- _DATASET RECORDS_
-- start --

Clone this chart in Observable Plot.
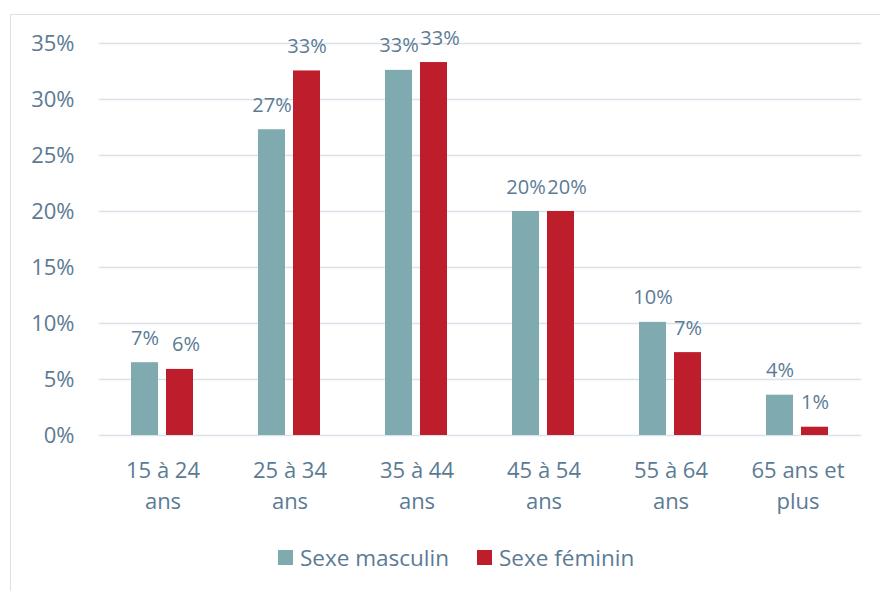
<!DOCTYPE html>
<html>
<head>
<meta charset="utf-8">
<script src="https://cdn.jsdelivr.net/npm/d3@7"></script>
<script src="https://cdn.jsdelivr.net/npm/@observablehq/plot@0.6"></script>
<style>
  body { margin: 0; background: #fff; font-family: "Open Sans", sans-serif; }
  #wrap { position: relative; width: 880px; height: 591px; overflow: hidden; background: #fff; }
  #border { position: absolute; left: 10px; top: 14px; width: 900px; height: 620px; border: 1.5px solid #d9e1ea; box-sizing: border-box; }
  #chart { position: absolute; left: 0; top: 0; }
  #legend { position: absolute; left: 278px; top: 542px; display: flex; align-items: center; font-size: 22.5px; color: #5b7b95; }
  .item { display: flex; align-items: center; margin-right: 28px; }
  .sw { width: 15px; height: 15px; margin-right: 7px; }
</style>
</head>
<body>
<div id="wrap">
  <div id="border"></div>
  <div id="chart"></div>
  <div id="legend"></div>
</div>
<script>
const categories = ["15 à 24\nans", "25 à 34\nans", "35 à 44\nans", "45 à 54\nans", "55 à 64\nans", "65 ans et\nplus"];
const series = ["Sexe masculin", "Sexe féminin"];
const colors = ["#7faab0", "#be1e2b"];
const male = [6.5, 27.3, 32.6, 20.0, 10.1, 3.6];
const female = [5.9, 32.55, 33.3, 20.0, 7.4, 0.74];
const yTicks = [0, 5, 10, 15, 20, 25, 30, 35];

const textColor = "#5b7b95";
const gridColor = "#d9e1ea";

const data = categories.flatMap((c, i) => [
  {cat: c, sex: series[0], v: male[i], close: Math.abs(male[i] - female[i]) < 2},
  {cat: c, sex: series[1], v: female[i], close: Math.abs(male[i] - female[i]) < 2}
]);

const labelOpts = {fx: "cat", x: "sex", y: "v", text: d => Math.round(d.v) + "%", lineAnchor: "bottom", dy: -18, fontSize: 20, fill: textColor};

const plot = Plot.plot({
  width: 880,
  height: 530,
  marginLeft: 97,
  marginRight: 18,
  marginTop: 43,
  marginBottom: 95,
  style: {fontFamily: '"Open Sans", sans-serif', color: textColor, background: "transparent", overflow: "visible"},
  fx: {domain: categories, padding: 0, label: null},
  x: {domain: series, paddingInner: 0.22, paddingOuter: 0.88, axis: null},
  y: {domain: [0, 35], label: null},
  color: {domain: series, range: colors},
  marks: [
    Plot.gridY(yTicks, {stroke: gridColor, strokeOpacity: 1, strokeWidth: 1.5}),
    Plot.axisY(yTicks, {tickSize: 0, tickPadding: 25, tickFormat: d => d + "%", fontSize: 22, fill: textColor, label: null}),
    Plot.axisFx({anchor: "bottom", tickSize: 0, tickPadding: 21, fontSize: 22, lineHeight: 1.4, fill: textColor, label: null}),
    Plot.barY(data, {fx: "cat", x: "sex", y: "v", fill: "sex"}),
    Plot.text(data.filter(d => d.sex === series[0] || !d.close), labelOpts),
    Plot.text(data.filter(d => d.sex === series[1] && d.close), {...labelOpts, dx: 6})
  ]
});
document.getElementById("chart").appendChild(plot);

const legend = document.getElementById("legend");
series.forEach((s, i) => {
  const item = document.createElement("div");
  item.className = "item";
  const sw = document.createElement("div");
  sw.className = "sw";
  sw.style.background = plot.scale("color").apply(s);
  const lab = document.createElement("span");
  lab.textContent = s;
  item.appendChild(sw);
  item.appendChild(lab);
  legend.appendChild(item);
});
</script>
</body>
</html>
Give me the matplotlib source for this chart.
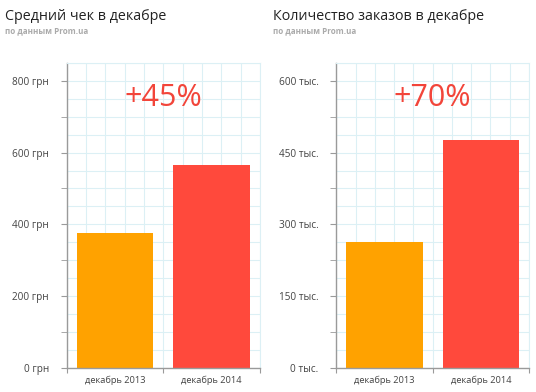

-- end --

- _INSTRUCTION_
Without the pictures, print the records in full, exactly as they appear.

- _SOLUTION FOR THIS TASK_
Clone this chart in Observable Plot.
<!DOCTYPE html>
<html>
<head>
<meta charset="utf-8">
<script src="https://cdn.jsdelivr.net/npm/d3@7"></script>
<script src="https://cdn.jsdelivr.net/npm/@observablehq/plot@0.6"></script>
<style>
  body { margin: 0; background: #fff; font-family: "Open Sans", sans-serif; }
  #wrap { position: relative; width: 880px; height: 591px; overflow: hidden; background: #fff; }
  #border { position: absolute; left: 10px; top: 14px; width: 900px; height: 620px; border: 1.5px solid #d9e1ea; box-sizing: border-box; }
  #chart { position: absolute; left: 0; top: 0; }
  #legend { position: absolute; left: 278px; top: 542px; display: flex; align-items: center; font-size: 22.5px; color: #5b7b95; }
  .item { display: flex; align-items: center; margin-right: 28px; }
  .sw { width: 15px; height: 15px; margin-right: 7px; }
</style>
</head>
<body>
<div id="wrap">
  <div id="border"></div>
  <div id="chart"></div>
  <div id="legend"></div>
</div>
<script>
const categories = ["15 à 24\nans", "25 à 34\nans", "35 à 44\nans", "45 à 54\nans", "55 à 64\nans", "65 ans et\nplus"];
const series = ["Sexe masculin", "Sexe féminin"];
const colors = ["#7faab0", "#be1e2b"];
const male = [6.5, 27.3, 32.6, 20.0, 10.1, 3.6];
const female = [5.9, 32.55, 33.3, 20.0, 7.4, 0.74];
const yTicks = [0, 5, 10, 15, 20, 25, 30, 35];

const textColor = "#5b7b95";
const gridColor = "#d9e1ea";

const data = categories.flatMap((c, i) => [
  {cat: c, sex: series[0], v: male[i], close: Math.abs(male[i] - female[i]) < 2},
  {cat: c, sex: series[1], v: female[i], close: Math.abs(male[i] - female[i]) < 2}
]);

const labelOpts = {fx: "cat", x: "sex", y: "v", text: d => Math.round(d.v) + "%", lineAnchor: "bottom", dy: -18, fontSize: 20, fill: textColor};

const plot = Plot.plot({
  width: 880,
  height: 530,
  marginLeft: 97,
  marginRight: 18,
  marginTop: 43,
  marginBottom: 95,
  style: {fontFamily: '"Open Sans", sans-serif', color: textColor, background: "transparent", overflow: "visible"},
  fx: {domain: categories, padding: 0, label: null},
  x: {domain: series, paddingInner: 0.22, paddingOuter: 0.88, axis: null},
  y: {domain: [0, 35], label: null},
  color: {domain: series, range: colors},
  marks: [
    Plot.gridY(yTicks, {stroke: gridColor, strokeOpacity: 1, strokeWidth: 1.5}),
    Plot.axisY(yTicks, {tickSize: 0, tickPadding: 25, tickFormat: d => d + "%", fontSize: 22, fill: textColor, label: null}),
    Plot.axisFx({anchor: "bottom", tickSize: 0, tickPadding: 21, fontSize: 22, lineHeight: 1.4, fill: textColor, label: null}),
    Plot.barY(data, {fx: "cat", x: "sex", y: "v", fill: "sex"}),
    Plot.text(data.filter(d => d.sex === series[0] || !d.close), labelOpts),
    Plot.text(data.filter(d => d.sex === series[1] && d.close), {...labelOpts, dx: 6})
  ]
});
document.getElementById("chart").appendChild(plot);

const legend = document.getElementById("legend");
series.forEach((s, i) => {
  const item = document.createElement("div");
  item.className = "item";
  const sw = document.createElement("div");
  sw.className = "sw";
  sw.style.background = plot.scale("color").apply(s);
  const lab = document.createElement("span");
  lab.textContent = s;
  item.appendChild(sw);
  item.appendChild(lab);
  legend.appendChild(item);
});
</script>
</body>
</html>
Give me the matplotlib source for this chart.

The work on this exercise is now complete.